■ **What is needed**
Produce an exact copy of all the data below, dropping every image.

■ **Data excerpt**
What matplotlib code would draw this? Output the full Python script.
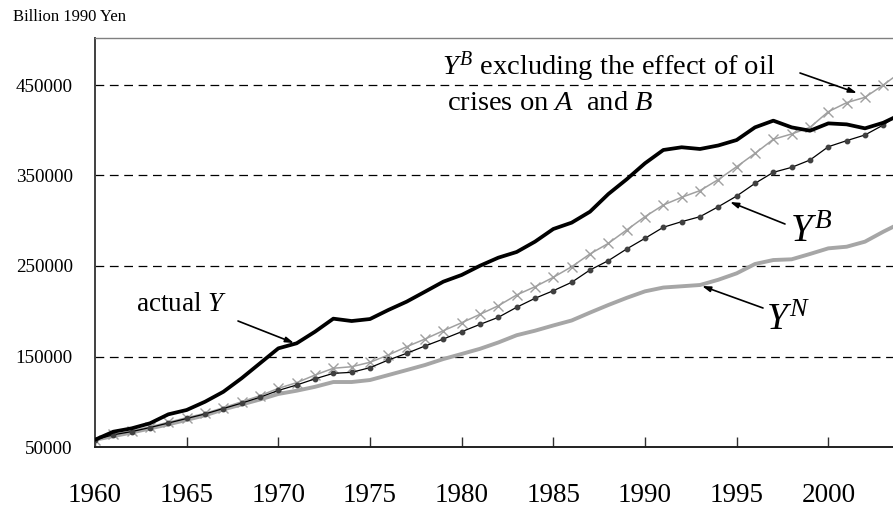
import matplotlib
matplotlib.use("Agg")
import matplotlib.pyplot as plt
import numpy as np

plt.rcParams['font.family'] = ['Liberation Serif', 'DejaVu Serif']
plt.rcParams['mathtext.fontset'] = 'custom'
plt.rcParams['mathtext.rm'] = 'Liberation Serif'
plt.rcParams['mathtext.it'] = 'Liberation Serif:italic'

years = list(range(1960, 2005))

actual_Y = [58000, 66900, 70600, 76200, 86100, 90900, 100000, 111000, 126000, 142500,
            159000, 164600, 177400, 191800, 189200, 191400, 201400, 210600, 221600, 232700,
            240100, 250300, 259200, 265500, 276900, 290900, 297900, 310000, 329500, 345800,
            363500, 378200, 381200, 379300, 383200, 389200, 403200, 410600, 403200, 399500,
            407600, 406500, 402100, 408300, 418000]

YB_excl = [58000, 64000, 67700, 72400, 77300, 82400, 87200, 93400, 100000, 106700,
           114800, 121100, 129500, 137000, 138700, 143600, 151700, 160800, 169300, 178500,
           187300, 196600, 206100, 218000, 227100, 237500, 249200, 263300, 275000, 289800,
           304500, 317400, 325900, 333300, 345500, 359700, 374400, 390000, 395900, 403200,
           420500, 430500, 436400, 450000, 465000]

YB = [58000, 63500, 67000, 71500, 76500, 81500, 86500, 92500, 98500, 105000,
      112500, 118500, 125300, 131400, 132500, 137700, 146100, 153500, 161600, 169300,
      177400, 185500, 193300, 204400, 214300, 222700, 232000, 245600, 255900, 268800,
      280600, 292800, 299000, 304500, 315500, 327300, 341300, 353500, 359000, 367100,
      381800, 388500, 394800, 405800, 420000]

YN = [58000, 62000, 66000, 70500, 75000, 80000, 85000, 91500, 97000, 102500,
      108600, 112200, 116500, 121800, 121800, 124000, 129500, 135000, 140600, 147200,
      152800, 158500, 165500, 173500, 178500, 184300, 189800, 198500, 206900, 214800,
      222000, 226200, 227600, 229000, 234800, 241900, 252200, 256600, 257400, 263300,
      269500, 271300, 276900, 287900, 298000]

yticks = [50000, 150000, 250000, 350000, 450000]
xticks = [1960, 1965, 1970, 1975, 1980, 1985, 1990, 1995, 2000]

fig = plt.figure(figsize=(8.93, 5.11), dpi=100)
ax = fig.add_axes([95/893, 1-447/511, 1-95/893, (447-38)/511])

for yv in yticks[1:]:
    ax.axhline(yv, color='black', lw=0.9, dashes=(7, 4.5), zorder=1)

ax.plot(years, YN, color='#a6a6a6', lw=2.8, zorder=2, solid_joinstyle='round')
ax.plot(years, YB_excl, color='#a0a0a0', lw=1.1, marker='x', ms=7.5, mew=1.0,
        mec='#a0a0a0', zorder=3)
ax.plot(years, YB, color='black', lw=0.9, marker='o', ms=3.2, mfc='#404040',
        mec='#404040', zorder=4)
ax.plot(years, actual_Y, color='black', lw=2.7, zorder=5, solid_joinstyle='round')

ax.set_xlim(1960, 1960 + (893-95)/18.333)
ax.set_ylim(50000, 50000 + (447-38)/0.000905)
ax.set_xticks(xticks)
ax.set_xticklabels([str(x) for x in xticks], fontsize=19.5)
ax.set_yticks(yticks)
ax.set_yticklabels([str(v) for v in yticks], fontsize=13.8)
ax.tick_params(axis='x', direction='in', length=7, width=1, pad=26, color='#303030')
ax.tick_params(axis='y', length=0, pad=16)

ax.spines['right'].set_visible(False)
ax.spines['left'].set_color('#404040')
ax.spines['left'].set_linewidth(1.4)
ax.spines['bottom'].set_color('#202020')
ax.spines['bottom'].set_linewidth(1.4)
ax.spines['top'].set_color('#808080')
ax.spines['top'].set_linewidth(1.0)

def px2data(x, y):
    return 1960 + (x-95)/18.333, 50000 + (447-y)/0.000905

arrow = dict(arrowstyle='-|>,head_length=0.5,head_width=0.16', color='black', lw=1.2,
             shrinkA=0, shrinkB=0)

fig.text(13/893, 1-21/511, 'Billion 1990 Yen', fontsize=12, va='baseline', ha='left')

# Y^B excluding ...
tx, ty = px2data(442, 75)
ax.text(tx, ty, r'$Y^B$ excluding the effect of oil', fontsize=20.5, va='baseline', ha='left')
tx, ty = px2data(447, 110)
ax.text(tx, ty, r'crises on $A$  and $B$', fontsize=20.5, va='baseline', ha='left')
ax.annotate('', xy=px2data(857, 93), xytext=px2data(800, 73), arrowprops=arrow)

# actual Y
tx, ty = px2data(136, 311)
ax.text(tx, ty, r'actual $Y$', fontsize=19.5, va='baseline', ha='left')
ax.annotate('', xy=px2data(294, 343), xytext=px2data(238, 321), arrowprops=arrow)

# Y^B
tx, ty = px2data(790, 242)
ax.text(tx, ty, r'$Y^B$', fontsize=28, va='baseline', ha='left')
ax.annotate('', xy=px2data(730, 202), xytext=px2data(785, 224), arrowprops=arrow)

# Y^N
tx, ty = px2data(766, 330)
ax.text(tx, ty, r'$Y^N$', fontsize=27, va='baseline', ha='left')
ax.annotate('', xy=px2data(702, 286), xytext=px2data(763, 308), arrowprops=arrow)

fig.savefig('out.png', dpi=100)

■ **Solution below**
What matplotlib code would draw this? Output the full Python script.
import matplotlib
matplotlib.use("Agg")
import matplotlib.pyplot as plt
import numpy as np

plt.rcParams['font.family'] = ['Liberation Serif', 'DejaVu Serif']
plt.rcParams['mathtext.fontset'] = 'custom'
plt.rcParams['mathtext.rm'] = 'Liberation Serif'
plt.rcParams['mathtext.it'] = 'Liberation Serif:italic'

years = list(range(1960, 2005))

actual_Y = [58000, 66900, 70600, 76200, 86100, 90900, 100000, 111000, 126000, 142500,
            159000, 164600, 177400, 191800, 189200, 191400, 201400, 210600, 221600, 232700,
            240100, 250300, 259200, 265500, 276900, 290900, 297900, 310000, 329500, 345800,
            363500, 378200, 381200, 379300, 383200, 389200, 403200, 410600, 403200, 399500,
            407600, 406500, 402100, 408300, 418000]

YB_excl = [58000, 64000, 67700, 72400, 77300, 82400, 87200, 93400, 100000, 106700,
           114800, 121100, 129500, 137000, 138700, 143600, 151700, 160800, 169300, 178500,
           187300, 196600, 206100, 218000, 227100, 237500, 249200, 263300, 275000, 289800,
           304500, 317400, 325900, 333300, 345500, 359700, 374400, 390000, 395900, 403200,
           420500, 430500, 436400, 450000, 465000]

YB = [58000, 63500, 67000, 71500, 76500, 81500, 86500, 92500, 98500, 105000,
      112500, 118500, 125300, 131400, 132500, 137700, 146100, 153500, 161600, 169300,
      177400, 185500, 193300, 204400, 214300, 222700, 232000, 245600, 255900, 268800,
      280600, 292800, 299000, 304500, 315500, 327300, 341300, 353500, 359000, 367100,
      381800, 388500, 394800, 405800, 420000]

YN = [58000, 62000, 66000, 70500, 75000, 80000, 85000, 91500, 97000, 102500,
      108600, 112200, 116500, 121800, 121800, 124000, 129500, 135000, 140600, 147200,
      152800, 158500, 165500, 173500, 178500, 184300, 189800, 198500, 206900, 214800,
      222000, 226200, 227600, 229000, 234800, 241900, 252200, 256600, 257400, 263300,
      269500, 271300, 276900, 287900, 298000]

yticks = [50000, 150000, 250000, 350000, 450000]
xticks = [1960, 1965, 1970, 1975, 1980, 1985, 1990, 1995, 2000]

fig = plt.figure(figsize=(8.93, 5.11), dpi=100)
ax = fig.add_axes([95/893, 1-447/511, 1-95/893, (447-38)/511])

for yv in yticks[1:]:
    ax.axhline(yv, color='black', lw=0.9, dashes=(7, 4.5), zorder=1)

ax.plot(years, YN, color='#a6a6a6', lw=2.8, zorder=2, solid_joinstyle='round')
ax.plot(years, YB_excl, color='#a0a0a0', lw=1.1, marker='x', ms=7.5, mew=1.0,
        mec='#a0a0a0', zorder=3)
ax.plot(years, YB, color='black', lw=0.9, marker='o', ms=3.2, mfc='#404040',
        mec='#404040', zorder=4)
ax.plot(years, actual_Y, color='black', lw=2.7, zorder=5, solid_joinstyle='round')

ax.set_xlim(1960, 1960 + (893-95)/18.333)
ax.set_ylim(50000, 50000 + (447-38)/0.000905)
ax.set_xticks(xticks)
ax.set_xticklabels([str(x) for x in xticks], fontsize=19.5)
ax.set_yticks(yticks)
ax.set_yticklabels([str(v) for v in yticks], fontsize=13.8)
ax.tick_params(axis='x', direction='in', length=7, width=1, pad=26, color='#303030')
ax.tick_params(axis='y', length=0, pad=16)

ax.spines['right'].set_visible(False)
ax.spines['left'].set_color('#404040')
ax.spines['left'].set_linewidth(1.4)
ax.spines['bottom'].set_color('#202020')
ax.spines['bottom'].set_linewidth(1.4)
ax.spines['top'].set_color('#808080')
ax.spines['top'].set_linewidth(1.0)

def px2data(x, y):
    return 1960 + (x-95)/18.333, 50000 + (447-y)/0.000905

arrow = dict(arrowstyle='-|>,head_length=0.5,head_width=0.16', color='black', lw=1.2,
             shrinkA=0, shrinkB=0)

fig.text(13/893, 1-21/511, 'Billion 1990 Yen', fontsize=12, va='baseline', ha='left')

# Y^B excluding ...
tx, ty = px2data(442, 75)
ax.text(tx, ty, r'$Y^B$ excluding the effect of oil', fontsize=20.5, va='baseline', ha='left')
tx, ty = px2data(447, 110)
ax.text(tx, ty, r'crises on $A$  and $B$', fontsize=20.5, va='baseline', ha='left')
ax.annotate('', xy=px2data(857, 93), xytext=px2data(800, 73), arrowprops=arrow)

# actual Y
tx, ty = px2data(136, 311)
ax.text(tx, ty, r'actual $Y$', fontsize=19.5, va='baseline', ha='left')
ax.annotate('', xy=px2data(294, 343), xytext=px2data(238, 321), arrowprops=arrow)

# Y^B
tx, ty = px2data(790, 242)
ax.text(tx, ty, r'$Y^B$', fontsize=28, va='baseline', ha='left')
ax.annotate('', xy=px2data(730, 202), xytext=px2data(785, 224), arrowprops=arrow)

# Y^N
tx, ty = px2data(766, 330)
ax.text(tx, ty, r'$Y^N$', fontsize=27, va='baseline', ha='left')
ax.annotate('', xy=px2data(702, 286), xytext=px2data(763, 308), arrowprops=arrow)

fig.savefig('out.png', dpi=100)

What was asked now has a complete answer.